Dennoch begann die Erfolgsgeschichte der Kalifornier schon einige Jahre früher, immerhin ist die Band jetzt auch schon seit 25 Jahren aktiv. Die ersten beiden Alben wurden schlicht mit „I“ und „II“ betitelt und erschienen einige Jahre vor dem „Legend“-Zyklus. Während „I“ noch sehr gitarrenorientiert und dadurch rockig konzipiert war, ergab sich die wesentliche Änderung auf dem vorliegenden „II“ alleine schon durch den Einstieg von Pianist Nathan van Hala, der dem Sound von SAVIOUR MACHINE ein klassisches Gewand verlieh.
Entsprechend startet man ziemlich relaxt mit beinahe schüchternen Klavierklängen in das Album, doch schon bald zeigt man, dass man nicht gewillt ist, die rockigen, die metallischen Wurzeln zu verleugnen. Nun, wirklich Metal waren und sind SAVIOUR MACHINE wohl nie, alleine der opernausgebildete Gesang von Frontmann Eric Clayton lenkt den Fokus von dieser Spielart weg. Zugegebenermaßen, dies ist auch auf „II“ zunächst einmal gewöhnungsbedürftig und vermutlich gefällt es auch nach einer längeren Zeit längst nicht jedem, aber es ist nun mal das wesentliche Markenzeichen der Band. Und wer sich mit diesem Gesangsstil anfreunden kann, wird ohnehin glücklich werden.
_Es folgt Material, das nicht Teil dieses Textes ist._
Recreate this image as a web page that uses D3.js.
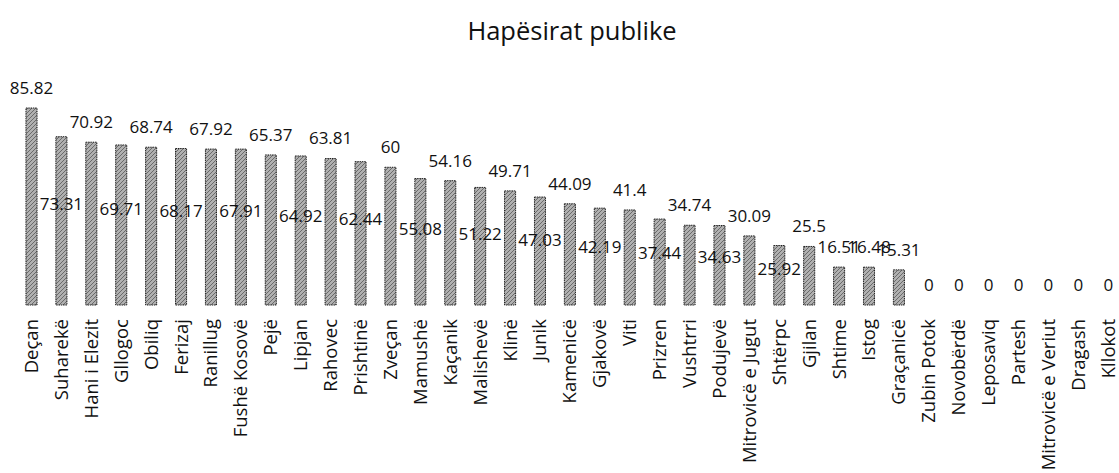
<!DOCTYPE html>
<html>
<head>
<meta charset="utf-8">
<script src="https://cdn.jsdelivr.net/npm/d3@7"></script>
<style>
  html, body { margin: 0; padding: 0; background: #fff; }
  svg { display: block; }
  text { font-family: "Open Sans", "Noto Sans", sans-serif; fill: #111; }
</style>
</head>
<body>
<svg id="chart" width="1119" height="473"></svg>
<script>
const title = "Hapësirat publike";
const categories = ["Deçan","Suharekë","Hani i Elezit","Gllogoc","Obiliq","Ferizaj","Ranillug","Fushë Kosovë","Pejë","Lipjan","Rahovec","Prishtinë","Zveçan","Mamushë","Kaçanik","Malishevë","Klinë","Junik","Kamenicë","Gjakovë","Viti","Prizren","Vushtrri","Podujevë","Mitrovicë e Jugut","Shtërpc","Gjilan","Shtime","Istog","Graçanicë","Zubin Potok","Novobërdë","Leposaviq","Partesh","Mitrovicë e Veriut","Dragash","Kllokot"];
const values = [85.82,73.31,70.92,69.71,68.74,68.17,67.92,67.91,65.37,64.92,63.81,62.44,60,55.08,54.16,51.22,49.71,47.03,44.09,42.19,41.4,37.44,34.74,34.63,30.09,25.92,25.5,16.51,16.48,15.31,0,0,0,0,0,0,0];

const svg = d3.select("#chart");
const baseY = 305;

const x = d3.scalePoint().domain(categories).range([31.5, 1108.3]);
const y = d3.scaleLinear().domain([0, 85.82]).range([baseY, 108]);
const bw = x.step() * 0.37;

// dithered / hatched texture
const defs = svg.append("defs");
const pat = defs.append("pattern").attr("id", "hatch")
  .attr("patternUnits", "userSpaceOnUse").attr("width", 4).attr("height", 4);
pat.append("rect").attr("width", 4).attr("height", 4).attr("fill", "#b0b0b0");
pat.append("path").attr("d", "M-1,1 l2,-2 M0,4 l4,-4 M3,5 l2,-2")
  .attr("stroke", "#6a6a6a").attr("stroke-width", 1);

svg.append("text")
  .attr("x", 572).attr("y", 40)
  .attr("text-anchor", "middle")
  .style("font-size", "25.5px")
  .text(title);

const data = categories.map((c, i) => ({c, v: values[i], i}));

svg.append("g").selectAll("rect").data(data.filter(d => d.v > 0)).join("rect")
  .attr("x", d => x(d.c) - bw / 2)
  .attr("y", d => y(d.v))
  .attr("width", bw)
  .attr("height", d => baseY - y(d.v))
  .attr("fill", "url(#hatch)")
  .attr("stroke", "#222")
  .attr("stroke-width", 1)
  .attr("stroke-dasharray", "1.5,0.8");

// value labels: alternate bars (odd index, up to Shtërpc) carry the label lower down
svg.append("g").selectAll("text").data(data).join("text")
  .attr("x", d => x(d.c))
  .attr("y", d => (d.i % 2 === 1 && d.i <= 25) ? y(d.v * 0.6) : y(d.v) - 20)
  .attr("dy", "0.35em")
  .attr("text-anchor", "middle")
  .style("font-size", "17px")
  .text(d => d.v);

// category labels
svg.append("g").selectAll("text").data(categories).join("text")
  .attr("transform", d => `translate(${x(d)},319) rotate(-90)`)
  .attr("dy", "0.35em")
  .attr("text-anchor", "end")
  .style("font-size", "18.5px")
  .text(d => d);
</script>
</body>
</html>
Also, schon der episch klingende Opener hat einige Metalanleihen im Gepäck, schnell wird man (noch) nicht, aber eine gewisse Härte durchbricht die sanften Harmonien. Ein Stilbruch folgt dann nach dem Kurzinstrumental „The Gates“, mit „Enter The Idol“ und „The Hunger Circle“ kommen die schnellsten und härtesten Nummern, wohl nicht nur auf „II“, sondern vielleicht sogar in der gesamten Bandhistorie, zumindest, was das Tempo angeht. Dies macht sie schwerer zugänglich, vermutlich einfach deshalb, weil man sich bei SAVIOUR MACHINE an die langsame Gangart gewöhnt hat.
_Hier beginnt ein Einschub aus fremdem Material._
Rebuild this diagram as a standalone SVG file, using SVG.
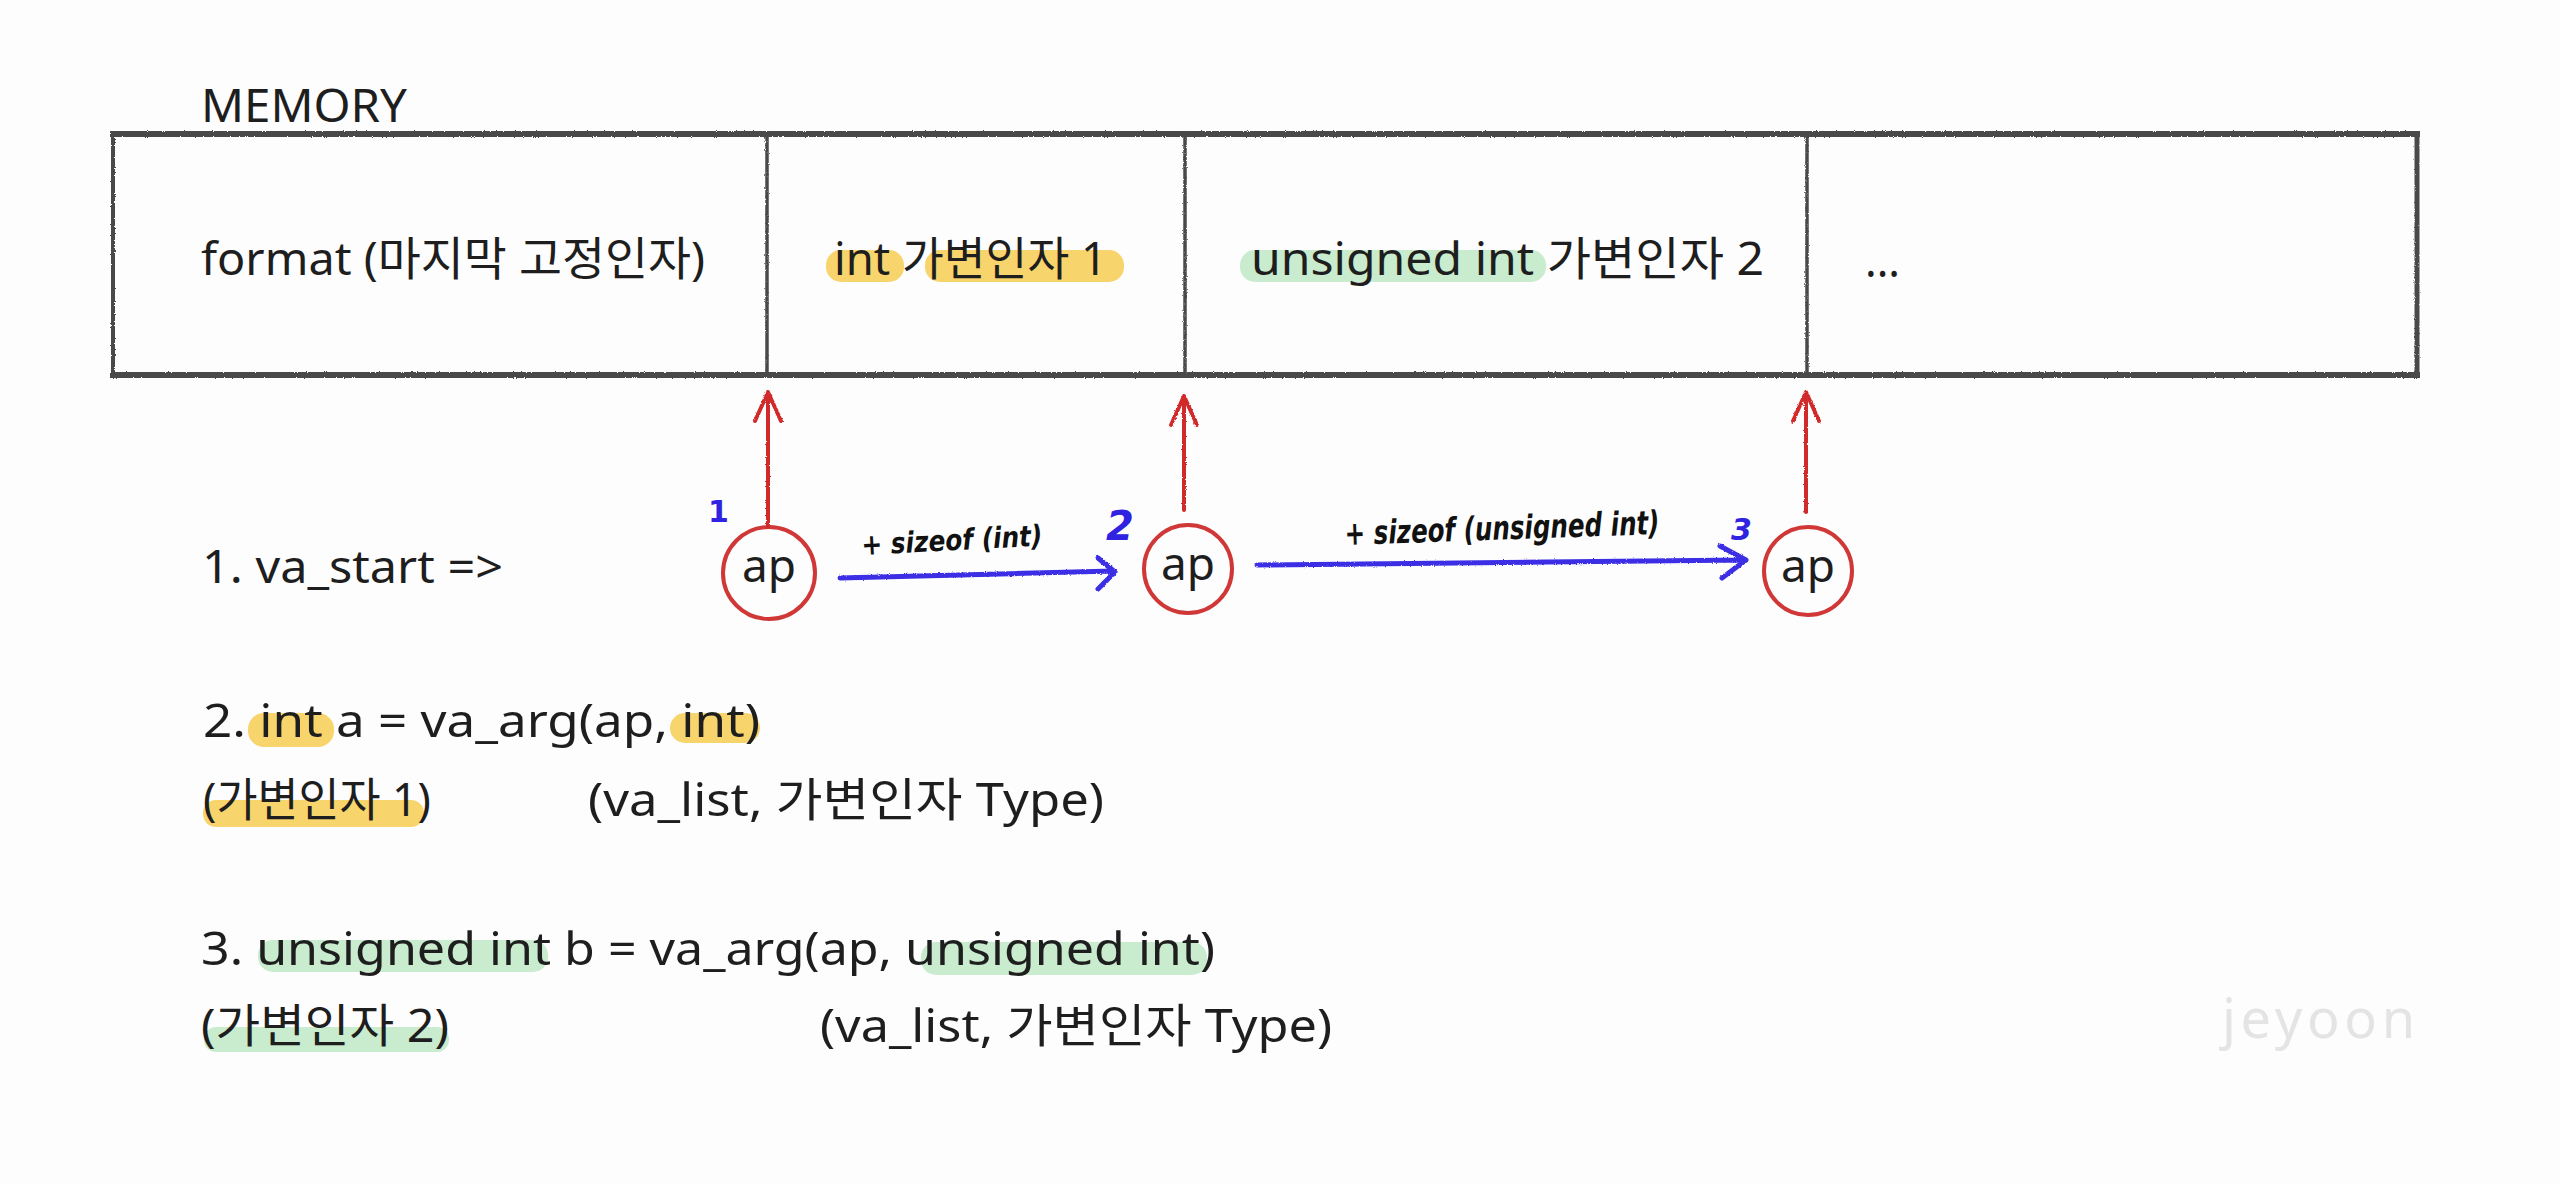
<svg xmlns="http://www.w3.org/2000/svg" width="2560" height="1184" viewBox="0 0 2560 1184">
<defs>
<style>
.t{font-family:"Noto Sans","Noto Sans CJK KR",sans-serif;font-size:46px;fill:#1e1e1e}
.hand{font-family:"DejaVu Sans","Liberation Sans",sans-serif;font-style:italic;font-weight:bold;fill:#111}
.num{font-family:"DejaVu Sans","Liberation Sans",sans-serif;font-weight:bold;fill:#2f22e0}
.hy{fill:#f8d46c}
.hg{fill:#c9ecce}
.box{fill:none;stroke:#4a4a4a;stroke-linecap:square}
.red{fill:none;stroke:#d02c2c;stroke-width:4;stroke-linecap:round;stroke-linejoin:round}
.circ{fill:none;stroke:#d03838;stroke-width:4}
.blue{fill:none;stroke:#3a2de4;stroke-width:5;stroke-linecap:round;stroke-linejoin:round}
</style>
<filter id="rough" filterUnits="userSpaceOnUse" x="0" y="0" width="2560" height="1184">
<feTurbulence type="fractalNoise" baseFrequency="0.9" numOctaves="2" seed="3" result="n"/>
<feDisplacementMap in="SourceGraphic" in2="n" scale="2.5" xChannelSelector="R" yChannelSelector="G"/>
</filter>
</defs>
<rect width="2560" height="1184" fill="#fdfdfd"/>

<text class="t" x="201" y="122" textLength="206" lengthAdjust="spacingAndGlyphs">MEMORY</text>

<g id="memory-box" filter="url(#rough)">
<line class="box" x1="113" y1="134" x2="2417" y2="134" stroke-width="6"/>
<line class="box" x1="113" y1="375" x2="2417" y2="375" stroke-width="6"/>
<line class="box" x1="113" y1="134" x2="113" y2="375" stroke-width="4"/>
<line class="box" x1="2417" y1="134" x2="2417" y2="375" stroke-width="5"/>
</g>

<g id="cell-format">
<line class="box" x1="767" y1="134" x2="767" y2="375" stroke-width="3.5" filter="url(#rough)"/>
<text class="t" x="201" y="275" textLength="504" lengthAdjust="spacingAndGlyphs">format (마지막 고정인자)</text>
</g>

<g id="cell-int">
<line class="box" x1="1185" y1="134" x2="1185" y2="375" stroke-width="3.5" filter="url(#rough)"/>
<rect class="hy" x="826" y="250" width="78" height="32" rx="15"/>
<rect class="hy" x="925" y="250" width="199" height="32" rx="15"/>
<text class="t" x="834" y="275" textLength="273" lengthAdjust="spacingAndGlyphs">int 가변인자 1</text>
</g>

<g id="cell-unsigned">
<line class="box" x1="1807" y1="134" x2="1807" y2="375" stroke-width="3.5" filter="url(#rough)"/>
<rect class="hg" x="1240" y="250" width="306" height="32" rx="15"/>
<text class="t" x="1251" y="275" textLength="513" lengthAdjust="spacingAndGlyphs">unsigned int 가변인자 2</text>
</g>

<g id="cell-more">
<text class="t" x="1865" y="277" textLength="35" lengthAdjust="spacingAndGlyphs">...</text>
</g>

<g id="ap1">
<circle class="circ" cx="769" cy="573" r="46"/>
<text class="t" x="769" y="582" text-anchor="middle">ap</text>
<text class="num" x="708" y="522" font-size="30">1</text>
</g>
<g id="ap2">
<circle class="circ" cx="1188" cy="569" r="44"/>
<text class="t" x="1188" y="580" text-anchor="middle">ap</text>
<text class="num" x="1106" y="540" font-size="40" font-style="italic">2</text>
</g>
<g id="ap3">
<circle class="circ" cx="1808" cy="571" r="44"/>
<text class="t" x="1808" y="582" text-anchor="middle">ap</text>
<text class="num" x="1731" y="540" font-size="30" font-style="italic">3</text>
</g>

<g id="connectors">
<g filter="url(#rough)">
<path class="red" d="M768 527 L768 392 M755 421 L768 392 L781 421"/>
<path class="red" d="M1184 510 L1184 396 M1171 425 L1184 396 L1197 425"/>
<path class="red" d="M1806 512 L1806 392 M1793 421 L1806 392 L1819 421"/>
<path class="blue" d="M840 578 L1114 571 M1098 558 L1115 572 L1098 589"/>
<path class="blue" d="M1257 565 L1745 560 M1720 546 L1746 560 L1722 578"/>
</g>
<text class="hand" x="862" y="555" font-size="29" textLength="181" lengthAdjust="spacingAndGlyphs" transform="rotate(-3 862 555)">+ sizeof (int)</text>
<text class="hand" x="1345" y="545" font-size="33" textLength="315" lengthAdjust="spacingAndGlyphs" transform="rotate(-2 1345 545)">+ sizeof (unsigned int)</text>
</g>

<g id="step1">
<text class="t" x="202" y="583" textLength="301" lengthAdjust="spacingAndGlyphs">1. va_start =&gt;</text>
</g>

<g id="step2">
<rect class="hy" x="248" y="713" width="86" height="34" rx="16"/>
<rect class="hy" x="670" y="713" width="90" height="30" rx="15"/>
<rect class="hy" x="203" y="800" width="221" height="27" rx="13"/>
<text class="t" x="203" y="737" textLength="557" lengthAdjust="spacingAndGlyphs">2. int a = va_arg(ap, int)</text>
<text class="t" x="203" y="816" textLength="228" lengthAdjust="spacingAndGlyphs">(가변인자 1)</text>
<text class="t" x="588" y="816" textLength="516" lengthAdjust="spacingAndGlyphs">(va_list, 가변인자 Type)</text>
</g>

<g id="step3">
<rect class="hg" x="258" y="940" width="290" height="32" rx="15"/>
<rect class="hg" x="921" y="942" width="286" height="33" rx="15"/>
<rect class="hg" x="204" y="1027" width="245" height="25" rx="12"/>
<text class="t" x="201" y="965" textLength="1014" lengthAdjust="spacingAndGlyphs">3. unsigned int b = va_arg(ap, unsigned int)</text>
<text class="t" x="201" y="1042" textLength="248" lengthAdjust="spacingAndGlyphs">(가변인자 2)</text>
<text class="t" x="820" y="1042" textLength="512" lengthAdjust="spacingAndGlyphs">(va_list, 가변인자 Type)</text>
</g>

<text x="2222" y="1038" font-family="Noto Sans, sans-serif" font-size="54" fill="#e4e4e4" textLength="193" lengthAdjust="spacing">jeyoon</text>
</svg>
Der Mittelteil ist wieder bedächtiger, das Piano übernimmt wieder mehr und mehr die Führung, die Gesangslinien sind weicher und die Band hält sich mehr im Hintergrund. Dies gipfelt im sechzehnminütigen „The Stand“, welches zwar nicht allzu progressiv arrangiert ist, aber trotzdem seine Längen aufweist. Hier hätte man sicher besser drei eigenständige Lieder draus gemacht. Gesellschaftskritik sowie die vor- und nachösterliche Zeit im Jerusalem um das Jahr 30 sind die lyrischen Themen der beiden Highlights des Albums. „American Babylon“ steigert sich von einem sehr entspannten Klavierstück mehr und mehr bis in ein emotionales Finale, bei welchem Clayton alle Register seiner gesanglichen Ausbildung zieht. Der Spannungsbogen in „Ceremony“ ist weit weniger intensiv, dafür glänzt dieser Song mit mehr Gefühl und einem epischen Text.
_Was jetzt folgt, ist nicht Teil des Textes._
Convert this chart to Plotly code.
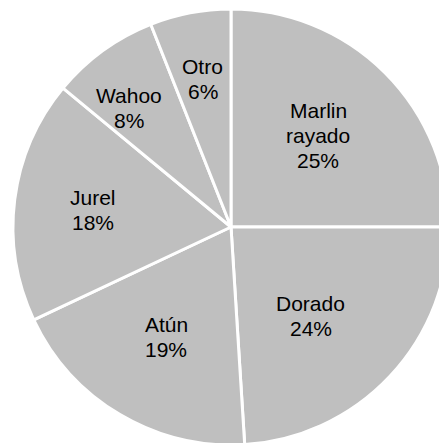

Der Rest von „II“ ist eher unspektakulär, „Love Never Dies“ ist die vom Titel erwartete (Halb-) Ballade, „Saviour Machine II“ ist im Prinzip ein Remake des Openers, allerdings sind die Gesangseinsätze „versetzt“, so dass sich zumindest eine leicht abgewandelte Dynamik ergibt. Unter dem Strich bedeutet dies: Auf „II“ machen SAVIOUR MACHINE schon fast alles richtig. Das Songwriting ist ambitioniert und weist schon auf die folgenden Legend-Taten hin. Und im Gegensatz zum Debüt zünden auch fast alle Songs, die einen schnell, die anderen brauchen etwas Zeit, insgesamt ist es aber ein Album, welches man sehr gut an einem (langen) Stück anhören kann, denn schon damals geizte die Band nicht mit Material, die 76 Minuten reizen die Kapazität einer CD fast vollständig aus.
Der Einfluss von SAVIOUR MACHINE vor allem in Deutschland lässt sich im Übrigen auch daran ablesen, dass die Band Mitgründer des christlichen MCM-Labels war, den Vertrieb übernimmt seit jeher Massacre Records.